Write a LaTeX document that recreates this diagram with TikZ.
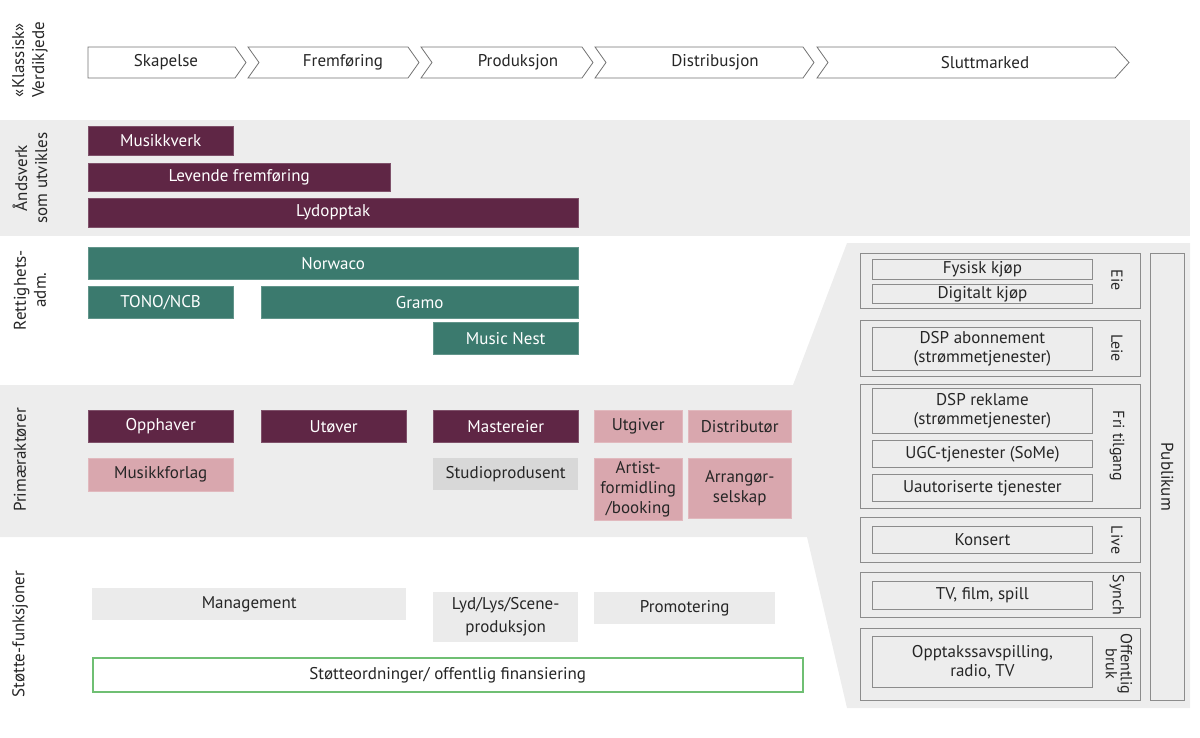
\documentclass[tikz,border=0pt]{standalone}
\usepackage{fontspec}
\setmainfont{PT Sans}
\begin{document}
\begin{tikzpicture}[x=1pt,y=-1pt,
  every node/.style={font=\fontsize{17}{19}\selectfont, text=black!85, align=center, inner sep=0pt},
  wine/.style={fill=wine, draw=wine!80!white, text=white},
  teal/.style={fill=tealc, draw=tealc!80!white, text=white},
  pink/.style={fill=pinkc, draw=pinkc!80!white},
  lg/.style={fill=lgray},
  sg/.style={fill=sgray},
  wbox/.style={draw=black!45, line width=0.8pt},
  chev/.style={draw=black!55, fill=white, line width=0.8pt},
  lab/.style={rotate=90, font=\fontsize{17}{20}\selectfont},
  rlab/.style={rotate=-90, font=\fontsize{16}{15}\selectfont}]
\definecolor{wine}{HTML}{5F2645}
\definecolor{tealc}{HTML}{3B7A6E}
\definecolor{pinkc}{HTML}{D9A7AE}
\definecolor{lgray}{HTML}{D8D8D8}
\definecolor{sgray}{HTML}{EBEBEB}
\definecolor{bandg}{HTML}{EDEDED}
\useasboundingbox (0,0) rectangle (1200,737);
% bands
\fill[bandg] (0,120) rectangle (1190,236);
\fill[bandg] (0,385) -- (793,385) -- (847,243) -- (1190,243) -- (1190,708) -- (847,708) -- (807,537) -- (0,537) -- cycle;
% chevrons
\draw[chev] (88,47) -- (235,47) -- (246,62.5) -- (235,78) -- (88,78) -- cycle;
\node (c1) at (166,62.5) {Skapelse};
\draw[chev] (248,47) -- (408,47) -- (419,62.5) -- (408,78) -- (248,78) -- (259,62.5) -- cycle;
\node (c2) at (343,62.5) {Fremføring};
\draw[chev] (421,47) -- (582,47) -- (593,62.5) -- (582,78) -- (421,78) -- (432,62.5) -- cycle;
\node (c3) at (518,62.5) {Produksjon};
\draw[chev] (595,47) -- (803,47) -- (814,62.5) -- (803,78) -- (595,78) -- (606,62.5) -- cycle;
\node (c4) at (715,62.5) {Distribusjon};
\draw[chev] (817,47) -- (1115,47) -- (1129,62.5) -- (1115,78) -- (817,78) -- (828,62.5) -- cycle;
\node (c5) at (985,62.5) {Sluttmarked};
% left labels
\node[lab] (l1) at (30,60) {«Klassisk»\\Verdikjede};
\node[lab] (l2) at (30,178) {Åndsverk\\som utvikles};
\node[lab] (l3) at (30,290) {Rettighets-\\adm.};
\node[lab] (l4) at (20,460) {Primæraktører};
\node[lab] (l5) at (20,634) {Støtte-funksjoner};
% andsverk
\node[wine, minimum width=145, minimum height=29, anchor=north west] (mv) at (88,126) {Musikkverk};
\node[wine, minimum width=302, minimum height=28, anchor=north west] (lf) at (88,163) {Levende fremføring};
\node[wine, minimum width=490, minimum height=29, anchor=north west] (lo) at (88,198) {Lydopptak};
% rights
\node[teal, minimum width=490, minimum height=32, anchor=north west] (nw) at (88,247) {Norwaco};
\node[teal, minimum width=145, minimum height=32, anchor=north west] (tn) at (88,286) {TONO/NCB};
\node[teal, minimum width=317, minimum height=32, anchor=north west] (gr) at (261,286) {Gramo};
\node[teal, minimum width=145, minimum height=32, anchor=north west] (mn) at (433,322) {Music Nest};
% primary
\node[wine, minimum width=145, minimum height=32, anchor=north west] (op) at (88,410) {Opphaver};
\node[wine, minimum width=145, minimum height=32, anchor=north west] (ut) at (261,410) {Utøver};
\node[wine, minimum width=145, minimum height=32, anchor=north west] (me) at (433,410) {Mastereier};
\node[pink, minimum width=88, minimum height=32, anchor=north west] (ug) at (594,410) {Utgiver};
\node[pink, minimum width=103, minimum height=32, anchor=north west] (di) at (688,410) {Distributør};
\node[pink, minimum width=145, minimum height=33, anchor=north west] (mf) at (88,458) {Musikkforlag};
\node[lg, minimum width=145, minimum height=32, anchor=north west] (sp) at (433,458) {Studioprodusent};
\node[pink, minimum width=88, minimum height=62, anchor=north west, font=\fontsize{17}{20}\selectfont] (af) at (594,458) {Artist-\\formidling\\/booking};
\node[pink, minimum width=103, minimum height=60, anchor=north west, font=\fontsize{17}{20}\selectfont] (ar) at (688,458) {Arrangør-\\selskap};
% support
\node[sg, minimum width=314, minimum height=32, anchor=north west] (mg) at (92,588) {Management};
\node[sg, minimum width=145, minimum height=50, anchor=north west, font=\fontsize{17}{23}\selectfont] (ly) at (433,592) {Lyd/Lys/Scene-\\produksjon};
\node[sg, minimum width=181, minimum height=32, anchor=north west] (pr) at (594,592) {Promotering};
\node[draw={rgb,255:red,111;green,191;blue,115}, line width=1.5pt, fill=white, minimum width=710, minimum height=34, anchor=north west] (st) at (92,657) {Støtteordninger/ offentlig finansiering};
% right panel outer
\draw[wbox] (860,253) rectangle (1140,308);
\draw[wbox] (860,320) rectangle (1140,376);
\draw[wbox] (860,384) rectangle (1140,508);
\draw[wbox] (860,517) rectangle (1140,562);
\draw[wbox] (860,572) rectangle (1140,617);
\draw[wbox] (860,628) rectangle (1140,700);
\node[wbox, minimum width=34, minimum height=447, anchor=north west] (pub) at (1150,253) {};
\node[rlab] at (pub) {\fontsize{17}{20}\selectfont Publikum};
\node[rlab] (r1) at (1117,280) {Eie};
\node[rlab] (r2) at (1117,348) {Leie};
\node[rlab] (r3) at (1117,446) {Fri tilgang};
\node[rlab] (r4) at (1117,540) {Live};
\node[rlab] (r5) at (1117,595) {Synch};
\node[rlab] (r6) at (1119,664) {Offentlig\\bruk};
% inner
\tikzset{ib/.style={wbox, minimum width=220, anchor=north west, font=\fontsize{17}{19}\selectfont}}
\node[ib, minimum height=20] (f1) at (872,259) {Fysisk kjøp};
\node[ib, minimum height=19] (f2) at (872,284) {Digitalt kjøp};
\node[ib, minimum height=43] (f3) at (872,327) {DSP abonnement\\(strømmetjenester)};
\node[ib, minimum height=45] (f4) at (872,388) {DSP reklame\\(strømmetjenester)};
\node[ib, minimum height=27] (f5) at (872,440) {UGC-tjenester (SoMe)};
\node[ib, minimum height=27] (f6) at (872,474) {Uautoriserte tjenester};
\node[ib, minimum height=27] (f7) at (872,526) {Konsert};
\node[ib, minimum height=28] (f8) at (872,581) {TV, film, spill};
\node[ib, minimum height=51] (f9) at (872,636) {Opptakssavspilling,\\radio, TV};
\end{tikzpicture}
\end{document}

* * *

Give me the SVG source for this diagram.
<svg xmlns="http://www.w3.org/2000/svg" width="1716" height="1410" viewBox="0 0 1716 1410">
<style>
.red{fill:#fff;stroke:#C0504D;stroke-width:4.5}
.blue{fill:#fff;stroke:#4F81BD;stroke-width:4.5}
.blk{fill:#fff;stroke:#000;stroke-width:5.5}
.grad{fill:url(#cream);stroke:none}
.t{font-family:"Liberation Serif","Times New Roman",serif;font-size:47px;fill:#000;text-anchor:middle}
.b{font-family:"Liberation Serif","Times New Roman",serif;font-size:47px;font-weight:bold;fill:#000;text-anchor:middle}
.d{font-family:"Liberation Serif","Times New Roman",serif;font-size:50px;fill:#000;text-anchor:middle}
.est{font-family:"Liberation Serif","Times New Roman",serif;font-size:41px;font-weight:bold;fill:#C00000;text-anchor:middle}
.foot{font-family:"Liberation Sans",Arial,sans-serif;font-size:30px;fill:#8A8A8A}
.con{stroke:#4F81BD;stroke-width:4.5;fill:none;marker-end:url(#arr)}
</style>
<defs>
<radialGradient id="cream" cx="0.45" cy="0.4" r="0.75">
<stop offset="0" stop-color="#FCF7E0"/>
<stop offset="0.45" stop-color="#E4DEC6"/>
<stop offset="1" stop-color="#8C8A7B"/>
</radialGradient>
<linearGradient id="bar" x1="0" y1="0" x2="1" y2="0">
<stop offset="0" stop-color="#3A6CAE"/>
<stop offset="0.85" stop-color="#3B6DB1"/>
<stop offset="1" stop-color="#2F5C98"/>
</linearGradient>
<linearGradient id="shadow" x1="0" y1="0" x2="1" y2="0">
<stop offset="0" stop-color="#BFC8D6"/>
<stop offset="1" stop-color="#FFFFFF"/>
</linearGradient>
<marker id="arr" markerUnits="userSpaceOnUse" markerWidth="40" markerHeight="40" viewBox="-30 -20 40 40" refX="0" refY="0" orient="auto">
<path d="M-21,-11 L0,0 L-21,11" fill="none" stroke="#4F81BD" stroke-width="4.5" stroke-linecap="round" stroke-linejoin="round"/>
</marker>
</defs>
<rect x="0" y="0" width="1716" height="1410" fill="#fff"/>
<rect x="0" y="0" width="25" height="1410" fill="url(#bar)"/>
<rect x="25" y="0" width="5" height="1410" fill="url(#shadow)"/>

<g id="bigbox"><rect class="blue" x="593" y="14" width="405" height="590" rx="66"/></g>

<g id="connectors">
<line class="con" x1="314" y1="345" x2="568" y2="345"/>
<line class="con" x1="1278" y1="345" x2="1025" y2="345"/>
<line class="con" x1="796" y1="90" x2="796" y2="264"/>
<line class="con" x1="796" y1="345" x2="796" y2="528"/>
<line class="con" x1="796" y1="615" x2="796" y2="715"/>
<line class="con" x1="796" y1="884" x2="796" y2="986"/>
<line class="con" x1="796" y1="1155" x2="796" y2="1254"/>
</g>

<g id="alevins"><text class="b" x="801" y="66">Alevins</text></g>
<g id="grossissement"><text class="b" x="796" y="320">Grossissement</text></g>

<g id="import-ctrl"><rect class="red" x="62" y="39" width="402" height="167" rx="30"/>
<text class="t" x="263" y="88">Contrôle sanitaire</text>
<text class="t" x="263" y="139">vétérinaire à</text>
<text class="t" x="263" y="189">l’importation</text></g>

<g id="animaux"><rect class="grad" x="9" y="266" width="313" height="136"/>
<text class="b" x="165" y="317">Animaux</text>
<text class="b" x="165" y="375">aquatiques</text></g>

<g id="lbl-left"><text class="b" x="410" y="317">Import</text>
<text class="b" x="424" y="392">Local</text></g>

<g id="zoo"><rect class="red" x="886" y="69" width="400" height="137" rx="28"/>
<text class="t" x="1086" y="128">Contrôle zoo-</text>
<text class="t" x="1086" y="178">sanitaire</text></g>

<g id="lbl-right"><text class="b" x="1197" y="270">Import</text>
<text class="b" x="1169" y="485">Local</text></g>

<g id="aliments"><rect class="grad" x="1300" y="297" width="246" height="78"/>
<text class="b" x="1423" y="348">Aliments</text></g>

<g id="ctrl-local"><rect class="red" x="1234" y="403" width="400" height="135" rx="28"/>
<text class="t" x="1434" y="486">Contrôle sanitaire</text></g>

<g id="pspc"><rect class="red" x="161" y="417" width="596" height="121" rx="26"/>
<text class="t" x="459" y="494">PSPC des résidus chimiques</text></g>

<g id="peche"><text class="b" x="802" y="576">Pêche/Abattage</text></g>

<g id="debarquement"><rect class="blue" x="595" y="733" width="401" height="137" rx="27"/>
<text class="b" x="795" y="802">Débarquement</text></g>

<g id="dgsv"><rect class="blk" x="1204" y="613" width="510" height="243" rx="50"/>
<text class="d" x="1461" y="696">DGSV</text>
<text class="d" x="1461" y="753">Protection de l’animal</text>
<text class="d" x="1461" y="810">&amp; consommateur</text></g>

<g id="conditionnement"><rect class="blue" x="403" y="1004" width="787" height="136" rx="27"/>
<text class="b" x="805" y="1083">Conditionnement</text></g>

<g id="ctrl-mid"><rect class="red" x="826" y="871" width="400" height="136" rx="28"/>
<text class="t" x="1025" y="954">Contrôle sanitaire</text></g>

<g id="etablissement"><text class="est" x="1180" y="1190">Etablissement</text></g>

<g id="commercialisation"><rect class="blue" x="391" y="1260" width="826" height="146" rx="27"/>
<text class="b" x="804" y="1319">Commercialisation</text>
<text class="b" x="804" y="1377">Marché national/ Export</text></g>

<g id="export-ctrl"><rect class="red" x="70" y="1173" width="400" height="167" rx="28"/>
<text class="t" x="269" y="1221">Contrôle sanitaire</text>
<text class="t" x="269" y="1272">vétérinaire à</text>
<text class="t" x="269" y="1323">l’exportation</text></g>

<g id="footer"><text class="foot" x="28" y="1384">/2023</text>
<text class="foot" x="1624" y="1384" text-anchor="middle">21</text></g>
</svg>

PROBLEM TO SOLVE: What is the number of lines holding the word "diagram"? State it alone.

SOLUTION TO THE PROBLEM: 2